Repeat what the lines below say, word for word, and skip every image.

# Data lines
____
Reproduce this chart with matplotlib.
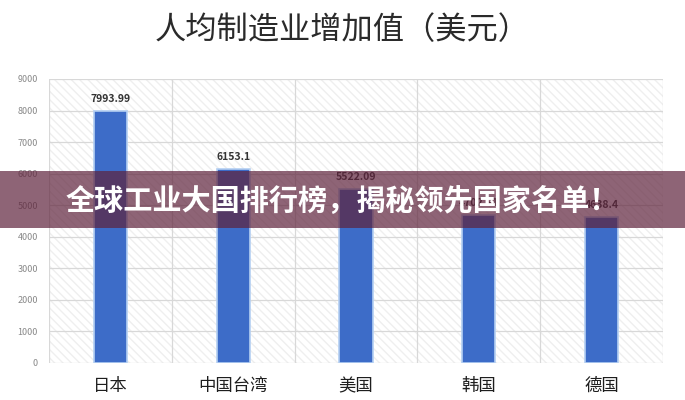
import matplotlib.pyplot as plt
from matplotlib.patches import Rectangle

plt.rcParams['font.family'] = ['Noto Sans CJK SC', 'DejaVu Sans']

# data
regions = ['日本', '中国台湾', '美国', '韩国', '德国']
values = [7993.99, 6153.1, 5522.09, 4702.21, 4638.4]
labels = ['7993.99', '6153.1', '5522.09', '4702.21', '4638.4']
yticks = [0, 1000, 2000, 3000, 4000, 5000, 6000, 7000, 8000, 9000]

title = '人均制造业增加值（美元）'
banner = '全球工业大国排行榜，揭秘领先国家名单！'

fig = plt.figure(figsize=(6.85, 4), dpi=100)
ax = fig.add_axes([0.0715, 0.0925, 0.8965, 0.71])

x = list(range(len(regions)))

# faint hatched background like the source chart
ax.add_patch(Rectangle((-0.5, 0), 5, 9000, facecolor='white', edgecolor='#efefef',
                       hatch='\\\\\\\\', linewidth=0, zorder=0))

ax.bar(x, values, width=0.27, color='#3d6cc8', edgecolor='#b4cff2', linewidth=1.2, zorder=3)
for xi, v, t in zip(x, values, labels):
    ax.text(xi, v + 220, t, ha='center', va='bottom', fontsize=7.5,
            fontweight='bold', color='#333333', zorder=4)

ax.set_xlim(-0.5, 4.5)
ax.set_ylim(0, 9000)
ax.set_yticks(yticks)
ax.set_yticklabels([str(t) for t in yticks], fontsize=6.5, color='#888888')
ax.set_xticks(x)
ax.set_xticklabels(regions, fontsize=12.5, color='#1e1e1e', fontweight='medium')
ax.tick_params(axis='both', length=0)
ax.tick_params(axis='x', pad=10)
ax.tick_params(axis='y', pad=8)

for v in [i - 0.5 for i in range(6)]:
    ax.axvline(v, color='#d8d8d8', linewidth=0.9, zorder=1)
for t in yticks:
    ax.axhline(t, color='#d8d8d8', linewidth=0.9, zorder=1)
for s in ax.spines.values():
    s.set_visible(False)

fig.text(0.5, 0.925, title, ha='center', va='center', fontsize=22.5, color='#2a2a2a')

# overlay banner
fig.patches.append(Rectangle((0, 0.43), 1, 0.1425, transform=fig.transFigure,
                             facecolor=(95/255, 35/255, 60/255), alpha=0.7,
                             edgecolor='none', zorder=10))
fig.text(0.5, 0.497, banner, ha='center', va='center', fontsize=21,
         fontweight='heavy', color='white', zorder=11)

fig.savefig('out.png', dpi=100)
____
# Answer
Reproduce this chart with matplotlib.
import matplotlib.pyplot as plt
from matplotlib.patches import Rectangle

plt.rcParams['font.family'] = ['Noto Sans CJK SC', 'DejaVu Sans']

# data
regions = ['日本', '中国台湾', '美国', '韩国', '德国']
values = [7993.99, 6153.1, 5522.09, 4702.21, 4638.4]
labels = ['7993.99', '6153.1', '5522.09', '4702.21', '4638.4']
yticks = [0, 1000, 2000, 3000, 4000, 5000, 6000, 7000, 8000, 9000]

title = '人均制造业增加值（美元）'
banner = '全球工业大国排行榜，揭秘领先国家名单！'

fig = plt.figure(figsize=(6.85, 4), dpi=100)
ax = fig.add_axes([0.0715, 0.0925, 0.8965, 0.71])

x = list(range(len(regions)))

# faint hatched background like the source chart
ax.add_patch(Rectangle((-0.5, 0), 5, 9000, facecolor='white', edgecolor='#efefef',
                       hatch='\\\\\\\\', linewidth=0, zorder=0))

ax.bar(x, values, width=0.27, color='#3d6cc8', edgecolor='#b4cff2', linewidth=1.2, zorder=3)
for xi, v, t in zip(x, values, labels):
    ax.text(xi, v + 220, t, ha='center', va='bottom', fontsize=7.5,
            fontweight='bold', color='#333333', zorder=4)

ax.set_xlim(-0.5, 4.5)
ax.set_ylim(0, 9000)
ax.set_yticks(yticks)
ax.set_yticklabels([str(t) for t in yticks], fontsize=6.5, color='#888888')
ax.set_xticks(x)
ax.set_xticklabels(regions, fontsize=12.5, color='#1e1e1e', fontweight='medium')
ax.tick_params(axis='both', length=0)
ax.tick_params(axis='x', pad=10)
ax.tick_params(axis='y', pad=8)

for v in [i - 0.5 for i in range(6)]:
    ax.axvline(v, color='#d8d8d8', linewidth=0.9, zorder=1)
for t in yticks:
    ax.axhline(t, color='#d8d8d8', linewidth=0.9, zorder=1)
for s in ax.spines.values():
    s.set_visible(False)

fig.text(0.5, 0.925, title, ha='center', va='center', fontsize=22.5, color='#2a2a2a')

# overlay banner
fig.patches.append(Rectangle((0, 0.43), 1, 0.1425, transform=fig.transFigure,
                             facecolor=(95/255, 35/255, 60/255), alpha=0.7,
                             edgecolor='none', zorder=10))
fig.text(0.5, 0.497, banner, ha='center', va='center', fontsize=21,
         fontweight='heavy', color='white', zorder=11)

fig.savefig('out.png', dpi=100)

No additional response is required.